Earlier this year, Cathay Pacific joined with the international yoga studio Pure Yoga to launch a new in-flight wellness program called Travel Well with Yoga. Six videos feature yoga and meditation exercises to improve circulation, mobility and relaxation.

Singapore Airlines’ partnership with Canyon Ranch extends to guided stretching exercises demonstrated by the spa’s exercise physiologists in videos on the seat back entertainment systems. The onboard e-library also includes suggested sleep strategies, and fliers who download the airline’s app may receive push notifications with the advice.

Gyms, bars and nurseries

As far back as 2005, according to reporting in the Guardian, Richard Branson touted the advent of casinos, gyms and beauty salons on aircraft, which never fully materialized. More recently, the Middle Eastern carriers, including Etihad Airways, which sells an apartmentlike suite, and Emirates, which offers showers, have offered deluxe amenities in their highest service classes.

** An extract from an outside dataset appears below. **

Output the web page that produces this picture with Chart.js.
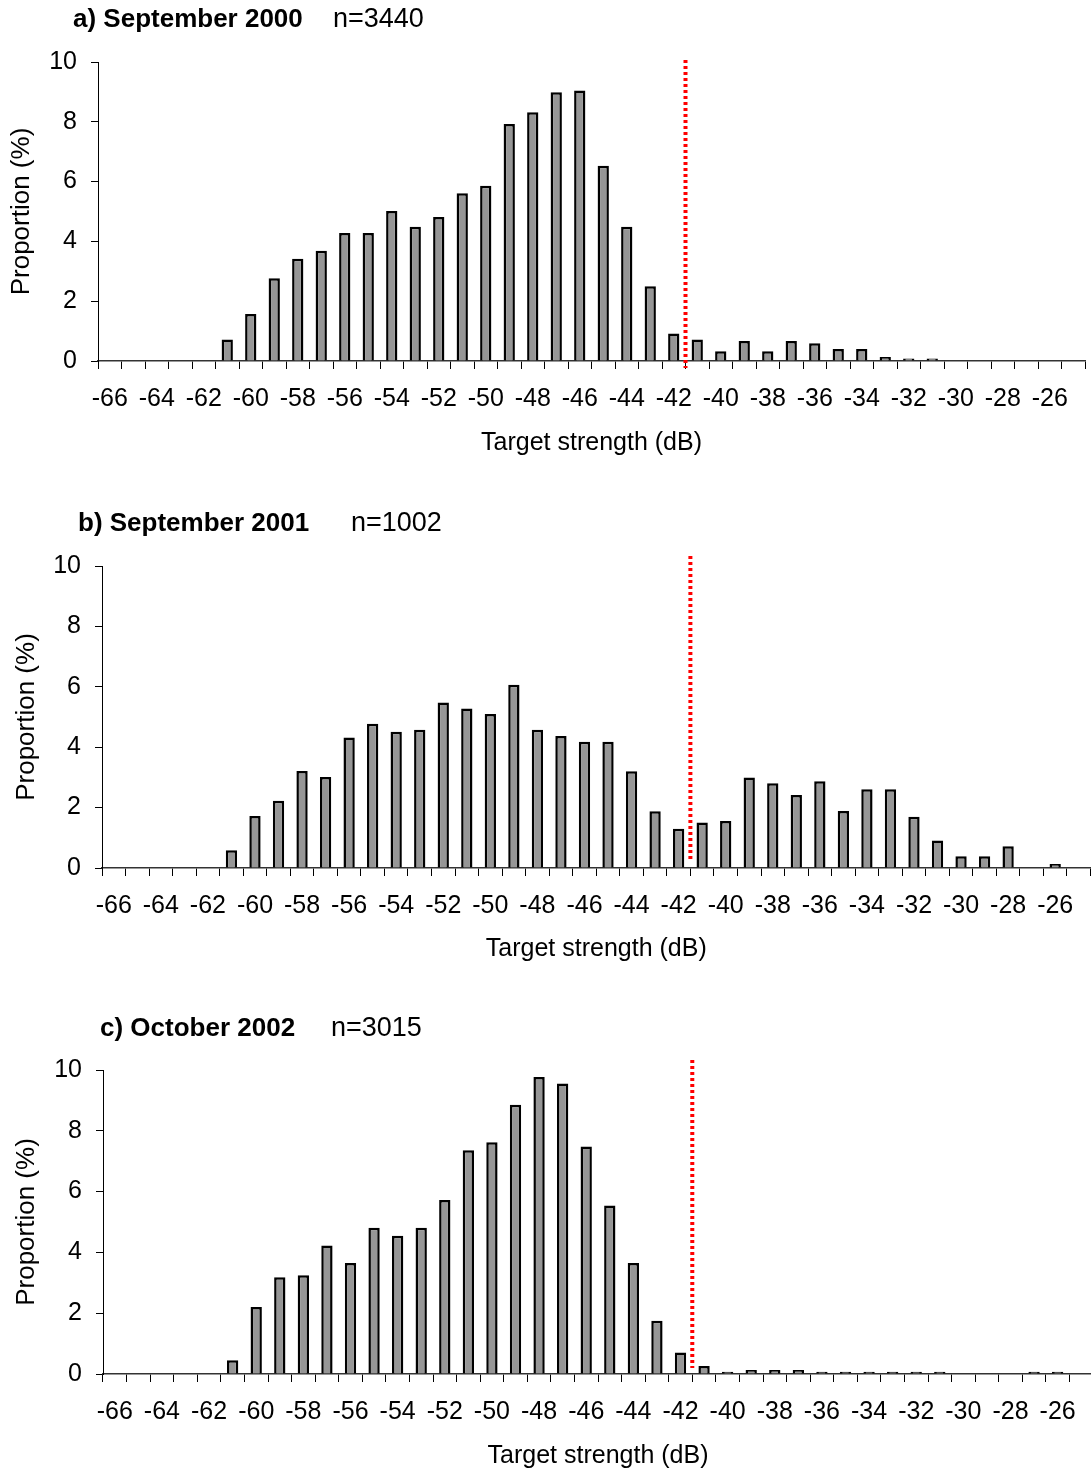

Now Qantas aims to re-imagine how aircraft cabins are designed to include, possibly, bars, children’s nurseries and exercise areas. Its new exploratory program called Project Sunrise has challenged aircraft-makers to design planes that could fly more than 20 hours between Sydney and London or New York by 2022. The airline is exploring how it can convert space not suited to seats into bars, stretching zones and work and study areas.

In part the efforts are motivated by Australia’s remote locale relative to other major airports. “We’re not a hub carrier, we’re an end-of-line carrier,” said Phil Capps, the head of customer experience at Qantas. “We have to take the customer more seriously than other carriers might in global hubs.”

Sleeping and sitting (more comfortably) in coach

The most exciting onboard amenities that have been proposed, such as gyms, tend to be restricted to business and first-class fliers, and most analysts think such offerings, if they can’t be monetized, won’t fly. But Qantas is also considering repurposing part of its cargo holds on long-haul aircraft, and converting them to economy sleeping bunks and areas for passengers to walk around and stretch their legs.

When Air New Zealand begins its service between Chicago and Auckland with the Dreamliner 787-9 V2, the 15- and 16-hour flights, depending on the direction of travel, will include two coach classes. In Premium Economy, 33 seats will offer 41- to 42-inch seat pitch, leg and foot rests. In the 215-seat economy cabin, the Economy Skycouch combines three seats sold together with leg rests that extend 90-degrees up to create a 5-foot, 1-inch couch for a more comfortable place to sleep.

The growth of long-haul routes has even revived dreams of supersonic travel 15 years after the Concorde was canceled. In Denver, a company called Boom is building a supersonic 55-seat plane that it aims to begin testing next year that would eventually fly from New York to London in 3 hours and 15 minutes, rather than 7 hours.